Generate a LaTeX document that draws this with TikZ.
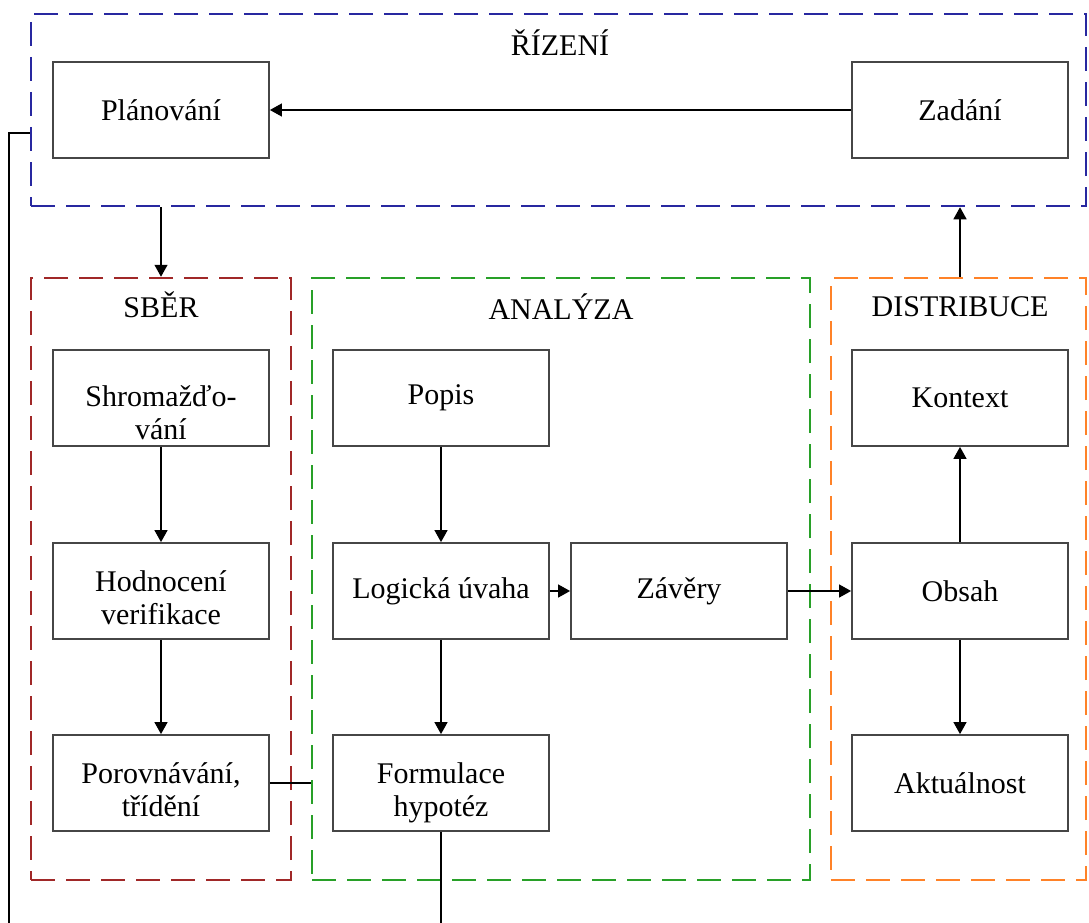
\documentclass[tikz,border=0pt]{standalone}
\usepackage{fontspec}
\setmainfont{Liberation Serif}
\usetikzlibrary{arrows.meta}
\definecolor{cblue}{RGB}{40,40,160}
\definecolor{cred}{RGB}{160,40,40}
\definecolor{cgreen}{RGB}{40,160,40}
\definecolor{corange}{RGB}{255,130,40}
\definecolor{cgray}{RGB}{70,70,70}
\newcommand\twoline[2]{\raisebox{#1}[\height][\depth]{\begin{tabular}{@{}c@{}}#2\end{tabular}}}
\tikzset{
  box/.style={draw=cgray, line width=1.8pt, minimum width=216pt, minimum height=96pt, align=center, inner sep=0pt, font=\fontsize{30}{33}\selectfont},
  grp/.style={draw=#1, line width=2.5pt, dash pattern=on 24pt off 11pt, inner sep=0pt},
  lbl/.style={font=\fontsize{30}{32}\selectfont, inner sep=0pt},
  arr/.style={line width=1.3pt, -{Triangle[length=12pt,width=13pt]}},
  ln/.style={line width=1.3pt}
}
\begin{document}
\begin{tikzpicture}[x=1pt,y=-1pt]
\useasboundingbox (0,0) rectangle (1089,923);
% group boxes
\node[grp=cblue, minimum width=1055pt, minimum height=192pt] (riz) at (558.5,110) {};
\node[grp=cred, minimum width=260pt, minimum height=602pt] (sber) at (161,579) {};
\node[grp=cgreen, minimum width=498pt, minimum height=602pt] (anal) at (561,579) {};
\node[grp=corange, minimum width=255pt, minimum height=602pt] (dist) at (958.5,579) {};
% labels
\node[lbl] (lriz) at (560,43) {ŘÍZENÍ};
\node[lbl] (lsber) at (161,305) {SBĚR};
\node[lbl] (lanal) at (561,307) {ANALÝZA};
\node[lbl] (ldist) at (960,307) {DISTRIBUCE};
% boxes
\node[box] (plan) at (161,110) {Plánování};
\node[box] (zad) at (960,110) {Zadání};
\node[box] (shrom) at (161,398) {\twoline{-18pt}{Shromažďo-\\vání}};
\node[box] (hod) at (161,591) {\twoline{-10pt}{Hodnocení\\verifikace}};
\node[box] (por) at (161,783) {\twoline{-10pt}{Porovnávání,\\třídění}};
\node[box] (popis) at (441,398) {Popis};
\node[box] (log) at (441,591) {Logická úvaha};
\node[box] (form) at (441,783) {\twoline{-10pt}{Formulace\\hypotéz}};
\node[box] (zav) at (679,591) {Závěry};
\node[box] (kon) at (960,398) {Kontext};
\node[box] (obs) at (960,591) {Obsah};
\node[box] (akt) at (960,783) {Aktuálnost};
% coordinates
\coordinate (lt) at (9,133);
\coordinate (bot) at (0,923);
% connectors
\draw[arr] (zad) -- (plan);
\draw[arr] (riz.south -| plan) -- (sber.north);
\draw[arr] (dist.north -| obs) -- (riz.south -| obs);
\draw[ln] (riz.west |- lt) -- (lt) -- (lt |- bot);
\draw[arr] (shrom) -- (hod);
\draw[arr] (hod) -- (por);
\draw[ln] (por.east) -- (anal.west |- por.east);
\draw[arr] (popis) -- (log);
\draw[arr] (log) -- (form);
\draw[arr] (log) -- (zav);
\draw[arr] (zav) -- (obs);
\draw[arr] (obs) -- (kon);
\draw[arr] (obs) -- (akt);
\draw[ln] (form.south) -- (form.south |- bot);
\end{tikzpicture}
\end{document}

* What is expected: Quote the listing above in full, except for the pictures.

* Answer to the task:
Generate a LaTeX document that draws this with TikZ.
\documentclass[tikz,border=0pt]{standalone}
\usepackage{fontspec}
\setmainfont{Liberation Serif}
\usetikzlibrary{arrows.meta}
\definecolor{cblue}{RGB}{40,40,160}
\definecolor{cred}{RGB}{160,40,40}
\definecolor{cgreen}{RGB}{40,160,40}
\definecolor{corange}{RGB}{255,130,40}
\definecolor{cgray}{RGB}{70,70,70}
\newcommand\twoline[2]{\raisebox{#1}[\height][\depth]{\begin{tabular}{@{}c@{}}#2\end{tabular}}}
\tikzset{
  box/.style={draw=cgray, line width=1.8pt, minimum width=216pt, minimum height=96pt, align=center, inner sep=0pt, font=\fontsize{30}{33}\selectfont},
  grp/.style={draw=#1, line width=2.5pt, dash pattern=on 24pt off 11pt, inner sep=0pt},
  lbl/.style={font=\fontsize{30}{32}\selectfont, inner sep=0pt},
  arr/.style={line width=1.3pt, -{Triangle[length=12pt,width=13pt]}},
  ln/.style={line width=1.3pt}
}
\begin{document}
\begin{tikzpicture}[x=1pt,y=-1pt]
\useasboundingbox (0,0) rectangle (1089,923);
% group boxes
\node[grp=cblue, minimum width=1055pt, minimum height=192pt] (riz) at (558.5,110) {};
\node[grp=cred, minimum width=260pt, minimum height=602pt] (sber) at (161,579) {};
\node[grp=cgreen, minimum width=498pt, minimum height=602pt] (anal) at (561,579) {};
\node[grp=corange, minimum width=255pt, minimum height=602pt] (dist) at (958.5,579) {};
% labels
\node[lbl] (lriz) at (560,43) {ŘÍZENÍ};
\node[lbl] (lsber) at (161,305) {SBĚR};
\node[lbl] (lanal) at (561,307) {ANALÝZA};
\node[lbl] (ldist) at (960,307) {DISTRIBUCE};
% boxes
\node[box] (plan) at (161,110) {Plánování};
\node[box] (zad) at (960,110) {Zadání};
\node[box] (shrom) at (161,398) {\twoline{-18pt}{Shromažďo-\\vání}};
\node[box] (hod) at (161,591) {\twoline{-10pt}{Hodnocení\\verifikace}};
\node[box] (por) at (161,783) {\twoline{-10pt}{Porovnávání,\\třídění}};
\node[box] (popis) at (441,398) {Popis};
\node[box] (log) at (441,591) {Logická úvaha};
\node[box] (form) at (441,783) {\twoline{-10pt}{Formulace\\hypotéz}};
\node[box] (zav) at (679,591) {Závěry};
\node[box] (kon) at (960,398) {Kontext};
\node[box] (obs) at (960,591) {Obsah};
\node[box] (akt) at (960,783) {Aktuálnost};
% coordinates
\coordinate (lt) at (9,133);
\coordinate (bot) at (0,923);
% connectors
\draw[arr] (zad) -- (plan);
\draw[arr] (riz.south -| plan) -- (sber.north);
\draw[arr] (dist.north -| obs) -- (riz.south -| obs);
\draw[ln] (riz.west |- lt) -- (lt) -- (lt |- bot);
\draw[arr] (shrom) -- (hod);
\draw[arr] (hod) -- (por);
\draw[ln] (por.east) -- (anal.west |- por.east);
\draw[arr] (popis) -- (log);
\draw[arr] (log) -- (form);
\draw[arr] (log) -- (zav);
\draw[arr] (zav) -- (obs);
\draw[arr] (obs) -- (kon);
\draw[arr] (obs) -- (akt);
\draw[ln] (form.south) -- (form.south |- bot);
\end{tikzpicture}
\end{document}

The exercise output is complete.